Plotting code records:
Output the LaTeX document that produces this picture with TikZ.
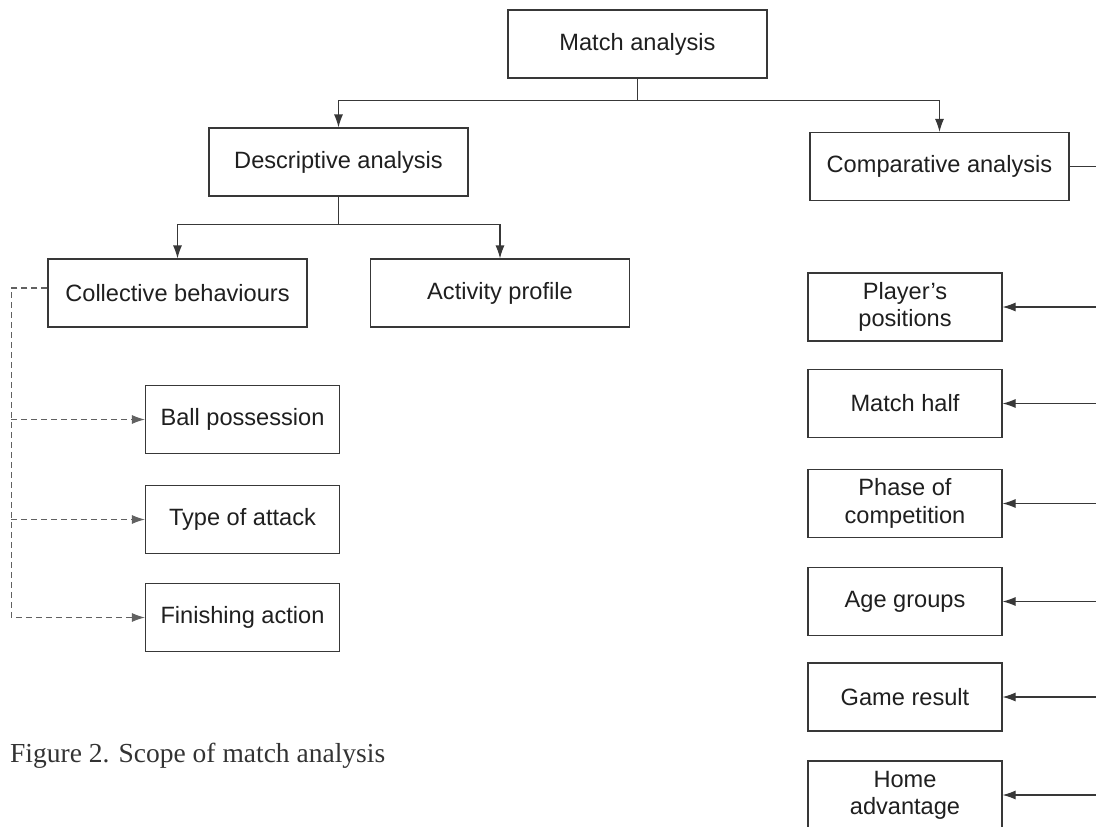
\documentclass[tikz,border=0pt]{standalone}
\usepackage{
  fontspec,       % sans-serif box labels, serif caption
}
\setmainfont{Liberation Sans}
\newfontfamily\figcaptionfont{Liberation Serif}
\usetikzlibrary{arrows.meta}
\tikzset{
  headed/.style={-{Latex[length=13pt,width=9pt]}},
  link/.style={line width=1.1pt, draw=black!78},
  dashlink/.style={link, draw=black!62, dash pattern=on 6pt off 4pt},
  box/.style={draw=black!78, line width=1.1pt, inner sep=0pt, minimum height=68pt,
    align=center, text=black!88, font=\fontsize{23.6}{27.3}\selectfont},
  widebox/.style={box, minimum width=259pt},
  smallbox/.style={box, minimum width=194pt},
}
\newcommand{\GenericScopeBox}[5]{
  \node [#1] (#3) at (#4, #5) {#2};
}
\newcommand{\WideBox}[4]{
  \GenericScopeBox{widebox}{#1}{#2}{#3}{#4}
}
\newcommand{\SmallBox}[4]{
  \GenericScopeBox{smallbox}{#1}{#2}{#3}{#4}
}
\newcommand{\ForkLink}[2]{
  \draw [link, headed] (#1) -| (#2);
}
\newcommand{\RailLink}[1]{
  \draw [link, headed] (rail |- #1.east) -- (#1.east);
}
\newcommand{\DashLink}[1]{
  \draw [dashlink, headed] (dashRail |- #1.west) -- (#1.west);
}

\begin{document}
\begin{tikzpicture}[x=1pt, y=-1pt]

        \clip (0, 0) rectangle (1096, 827);

        % top of the tree
        \WideBox{Match analysis}{match}{637.5}{44}
        \WideBox{Descriptive analysis}{desc}{338.5}{162}
        \WideBox{Comparative analysis}{comp}{939.5}{166.5}
        \draw [link] (match.south) -- ++(0, 22) coordinate (matchFork);
        \ForkLink{matchFork}{desc.north}
        \ForkLink{matchFork}{comp.north}

        % descriptive branch
        \WideBox{Collective behaviours}{coll}{177.5}{293}
        \WideBox{Activity profile}{act}{500}{293}
        \draw [link] (desc.south) -- ++(0, 28) coordinate (descFork);
        \ForkLink{descFork}{coll.north}
        \ForkLink{descFork}{act.north}

        % collective behaviours, dashed
        \SmallBox{Ball possession}{ball}{242.5}{419.5}
        \SmallBox{Type of attack}{attack}{242.5}{519.5}
        \SmallBox{Finishing action}{finish}{242.5}{617.5}
        \draw [dashlink, headed] ([yshift=5pt]coll.west) -- ++(-36, 0) coordinate (dashRail)
          |- (finish.west);
        \DashLink{ball}
        \DashLink{attack}

        % comparative branch, rail off the right edge
        \coordinate (rail) at (1100, 0);
        \draw [link] (comp.east) -- (rail |- comp.east);
        \SmallBox{Player's\\positions}{player}{905}{307}
        \SmallBox{Match half}{half}{905}{403.5}
        \SmallBox{Phase of\\competition}{phase}{905}{503.5}
        \SmallBox{Age groups}{age}{905}{601.5}
        \SmallBox{Game result}{result}{905}{697}
        \SmallBox{Home\\advantage}{home}{905}{795}
        \RailLink{player} \RailLink{half} \RailLink{phase}
        \RailLink{age} \RailLink{result} \RailLink{home}

        % caption
        \node [anchor=base west, inner sep=0pt, text=black!80,
          font=\figcaptionfont\fontsize{27.5}{30}\selectfont] (caption) at (10, 762)
          {Figure 2. Scope of match analysis};

      \end{tikzpicture}
\end{document}
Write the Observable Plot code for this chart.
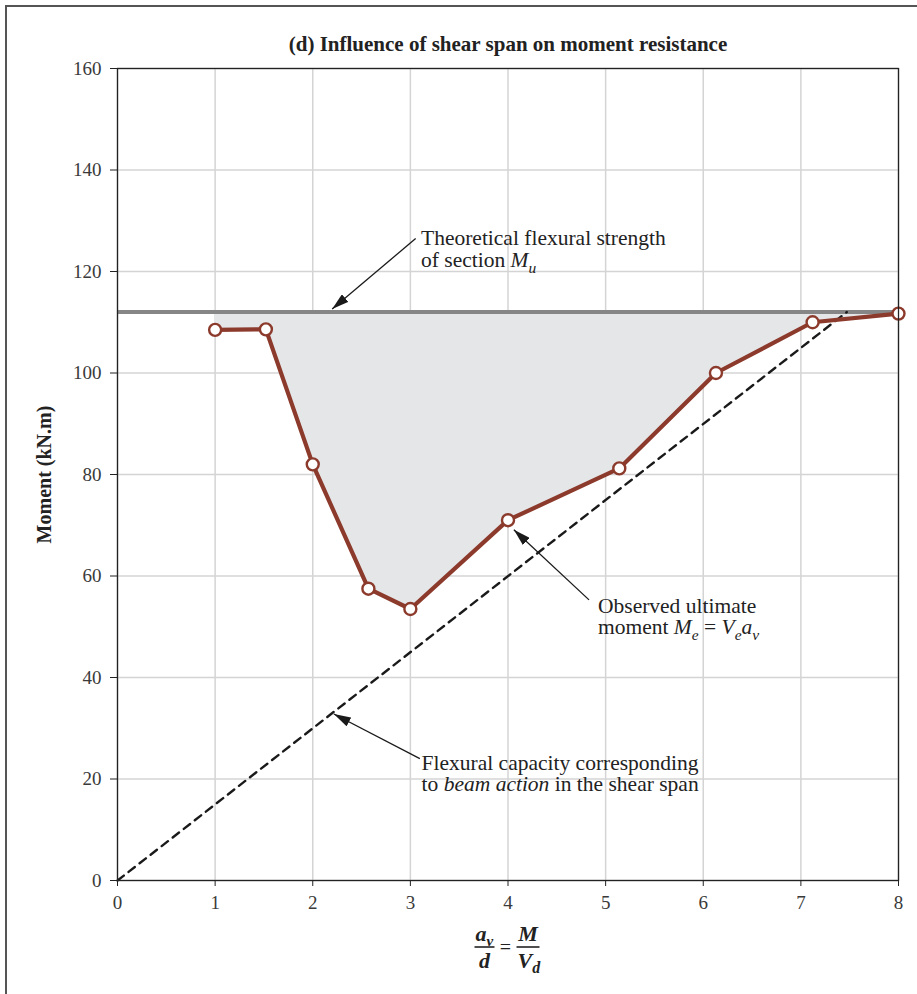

WHAT TO WORK ON: Copy the whole of the material above exactly, but not its images.

FINISHED EXERCISE:
Output the LaTeX document that produces this picture with TikZ.
\documentclass[tikz,border=0pt]{standalone}
\usepackage{
  fontspec,       % sans-serif box labels, serif caption
}
\setmainfont{Liberation Sans}
\newfontfamily\figcaptionfont{Liberation Serif}
\usetikzlibrary{arrows.meta}
\tikzset{
  headed/.style={-{Latex[length=13pt,width=9pt]}},
  link/.style={line width=1.1pt, draw=black!78},
  dashlink/.style={link, draw=black!62, dash pattern=on 6pt off 4pt},
  box/.style={draw=black!78, line width=1.1pt, inner sep=0pt, minimum height=68pt,
    align=center, text=black!88, font=\fontsize{23.6}{27.3}\selectfont},
  widebox/.style={box, minimum width=259pt},
  smallbox/.style={box, minimum width=194pt},
}
\newcommand{\GenericScopeBox}[5]{
  \node [#1] (#3) at (#4, #5) {#2};
}
\newcommand{\WideBox}[4]{
  \GenericScopeBox{widebox}{#1}{#2}{#3}{#4}
}
\newcommand{\SmallBox}[4]{
  \GenericScopeBox{smallbox}{#1}{#2}{#3}{#4}
}
\newcommand{\ForkLink}[2]{
  \draw [link, headed] (#1) -| (#2);
}
\newcommand{\RailLink}[1]{
  \draw [link, headed] (rail |- #1.east) -- (#1.east);
}
\newcommand{\DashLink}[1]{
  \draw [dashlink, headed] (dashRail |- #1.west) -- (#1.west);
}

\begin{document}
\begin{tikzpicture}[x=1pt, y=-1pt]

        \clip (0, 0) rectangle (1096, 827);

        % top of the tree
        \WideBox{Match analysis}{match}{637.5}{44}
        \WideBox{Descriptive analysis}{desc}{338.5}{162}
        \WideBox{Comparative analysis}{comp}{939.5}{166.5}
        \draw [link] (match.south) -- ++(0, 22) coordinate (matchFork);
        \ForkLink{matchFork}{desc.north}
        \ForkLink{matchFork}{comp.north}

        % descriptive branch
        \WideBox{Collective behaviours}{coll}{177.5}{293}
        \WideBox{Activity profile}{act}{500}{293}
        \draw [link] (desc.south) -- ++(0, 28) coordinate (descFork);
        \ForkLink{descFork}{coll.north}
        \ForkLink{descFork}{act.north}

        % collective behaviours, dashed
        \SmallBox{Ball possession}{ball}{242.5}{419.5}
        \SmallBox{Type of attack}{attack}{242.5}{519.5}
        \SmallBox{Finishing action}{finish}{242.5}{617.5}
        \draw [dashlink, headed] ([yshift=5pt]coll.west) -- ++(-36, 0) coordinate (dashRail)
          |- (finish.west);
        \DashLink{ball}
        \DashLink{attack}

        % comparative branch, rail off the right edge
        \coordinate (rail) at (1100, 0);
        \draw [link] (comp.east) -- (rail |- comp.east);
        \SmallBox{Player's\\positions}{player}{905}{307}
        \SmallBox{Match half}{half}{905}{403.5}
        \SmallBox{Phase of\\competition}{phase}{905}{503.5}
        \SmallBox{Age groups}{age}{905}{601.5}
        \SmallBox{Game result}{result}{905}{697}
        \SmallBox{Home\\advantage}{home}{905}{795}
        \RailLink{player} \RailLink{half} \RailLink{phase}
        \RailLink{age} \RailLink{result} \RailLink{home}

        % caption
        \node [anchor=base west, inner sep=0pt, text=black!80,
          font=\figcaptionfont\fontsize{27.5}{30}\selectfont] (caption) at (10, 762)
          {Figure 2. Scope of match analysis};

      \end{tikzpicture}
\end{document}
Write the Observable Plot code for this chart.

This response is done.